● **AIM**: Pick out every line with the word "What" and copy it.

● **DATA EXTRACT**:
^^^^^^^^^^^^^^^^
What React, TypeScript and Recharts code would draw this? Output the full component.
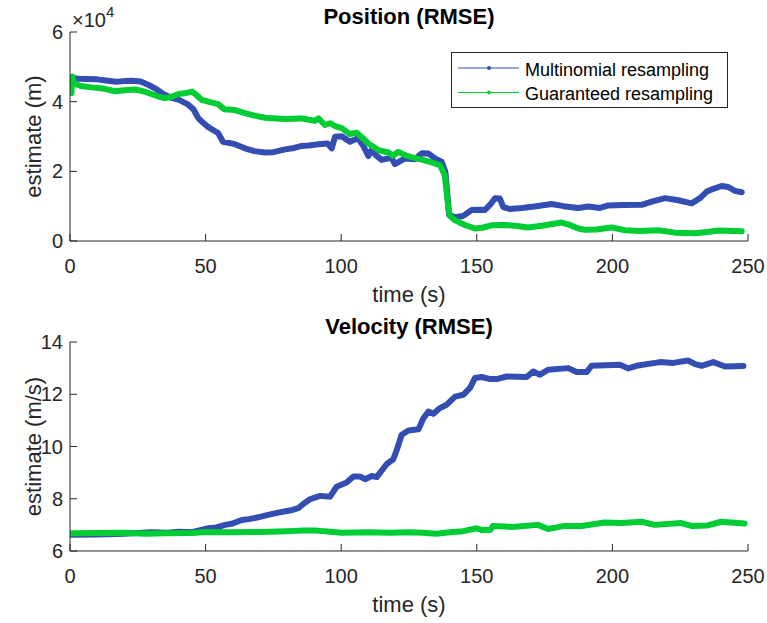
^^^^^^^^^^^^^^^^
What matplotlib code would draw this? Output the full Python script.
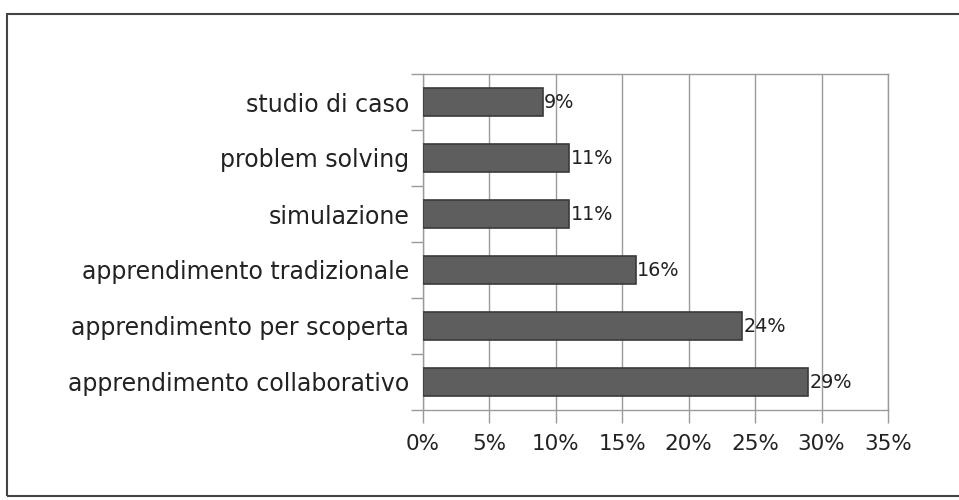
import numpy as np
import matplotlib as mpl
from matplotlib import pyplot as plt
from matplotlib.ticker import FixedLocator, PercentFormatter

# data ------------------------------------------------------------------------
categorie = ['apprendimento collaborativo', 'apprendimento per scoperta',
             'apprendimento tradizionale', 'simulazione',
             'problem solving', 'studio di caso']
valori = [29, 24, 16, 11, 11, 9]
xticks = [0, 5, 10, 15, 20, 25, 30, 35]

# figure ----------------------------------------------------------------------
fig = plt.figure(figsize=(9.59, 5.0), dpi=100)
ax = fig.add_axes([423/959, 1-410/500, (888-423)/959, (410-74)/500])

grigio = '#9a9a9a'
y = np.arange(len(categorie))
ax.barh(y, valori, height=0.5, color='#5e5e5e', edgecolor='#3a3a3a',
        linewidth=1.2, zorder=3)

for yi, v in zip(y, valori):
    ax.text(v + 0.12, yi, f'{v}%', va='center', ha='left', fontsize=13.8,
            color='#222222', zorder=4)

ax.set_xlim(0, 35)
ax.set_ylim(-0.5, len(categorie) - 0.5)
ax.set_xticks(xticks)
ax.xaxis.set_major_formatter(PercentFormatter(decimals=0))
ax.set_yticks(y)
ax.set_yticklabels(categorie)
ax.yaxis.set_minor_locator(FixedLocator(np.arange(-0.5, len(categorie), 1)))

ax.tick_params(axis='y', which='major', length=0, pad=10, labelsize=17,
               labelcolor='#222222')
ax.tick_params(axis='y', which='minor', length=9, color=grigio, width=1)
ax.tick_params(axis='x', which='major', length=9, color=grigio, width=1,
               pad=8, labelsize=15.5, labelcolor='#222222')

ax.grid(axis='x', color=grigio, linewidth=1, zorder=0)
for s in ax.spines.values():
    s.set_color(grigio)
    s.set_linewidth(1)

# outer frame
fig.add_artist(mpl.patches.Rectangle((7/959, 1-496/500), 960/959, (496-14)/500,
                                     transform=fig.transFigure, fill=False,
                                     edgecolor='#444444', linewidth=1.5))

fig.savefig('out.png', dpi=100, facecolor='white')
^^^^^^^^^^^^^^^^
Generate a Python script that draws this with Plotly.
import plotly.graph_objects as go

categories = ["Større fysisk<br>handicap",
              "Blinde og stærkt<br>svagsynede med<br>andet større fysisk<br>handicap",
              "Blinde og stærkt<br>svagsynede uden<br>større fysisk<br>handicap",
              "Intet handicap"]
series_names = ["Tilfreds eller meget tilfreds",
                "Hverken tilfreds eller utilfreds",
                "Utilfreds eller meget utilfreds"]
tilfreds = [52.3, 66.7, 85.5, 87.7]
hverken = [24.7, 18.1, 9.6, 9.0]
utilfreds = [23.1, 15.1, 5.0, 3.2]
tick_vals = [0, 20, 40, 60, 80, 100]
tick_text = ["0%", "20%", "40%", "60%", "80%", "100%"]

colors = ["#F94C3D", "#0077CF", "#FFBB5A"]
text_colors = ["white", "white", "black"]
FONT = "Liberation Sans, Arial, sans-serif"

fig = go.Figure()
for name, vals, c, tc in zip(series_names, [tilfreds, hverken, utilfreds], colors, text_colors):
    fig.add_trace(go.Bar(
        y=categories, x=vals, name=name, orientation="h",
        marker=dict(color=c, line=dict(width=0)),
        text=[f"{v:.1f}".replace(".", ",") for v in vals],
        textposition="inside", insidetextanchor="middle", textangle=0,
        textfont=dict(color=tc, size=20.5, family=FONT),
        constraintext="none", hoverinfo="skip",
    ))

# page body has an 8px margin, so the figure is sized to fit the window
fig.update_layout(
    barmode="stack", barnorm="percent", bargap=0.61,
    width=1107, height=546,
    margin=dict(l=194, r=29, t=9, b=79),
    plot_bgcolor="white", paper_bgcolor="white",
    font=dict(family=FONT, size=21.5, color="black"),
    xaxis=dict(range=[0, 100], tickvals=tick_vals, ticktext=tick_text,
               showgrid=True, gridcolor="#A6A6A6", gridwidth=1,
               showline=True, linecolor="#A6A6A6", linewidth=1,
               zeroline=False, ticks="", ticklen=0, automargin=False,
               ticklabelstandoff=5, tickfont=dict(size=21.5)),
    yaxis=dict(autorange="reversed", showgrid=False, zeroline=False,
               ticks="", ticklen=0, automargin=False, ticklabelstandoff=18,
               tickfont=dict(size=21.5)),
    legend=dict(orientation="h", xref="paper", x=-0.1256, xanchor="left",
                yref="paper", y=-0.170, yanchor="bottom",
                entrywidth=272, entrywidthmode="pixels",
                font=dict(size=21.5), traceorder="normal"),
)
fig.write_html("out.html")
^^^^^^^^^^^^^^^^
● **THE RESULT**:
What React, TypeScript and Recharts code would draw this? Output the full component.
What matplotlib code would draw this? Output the full Python script.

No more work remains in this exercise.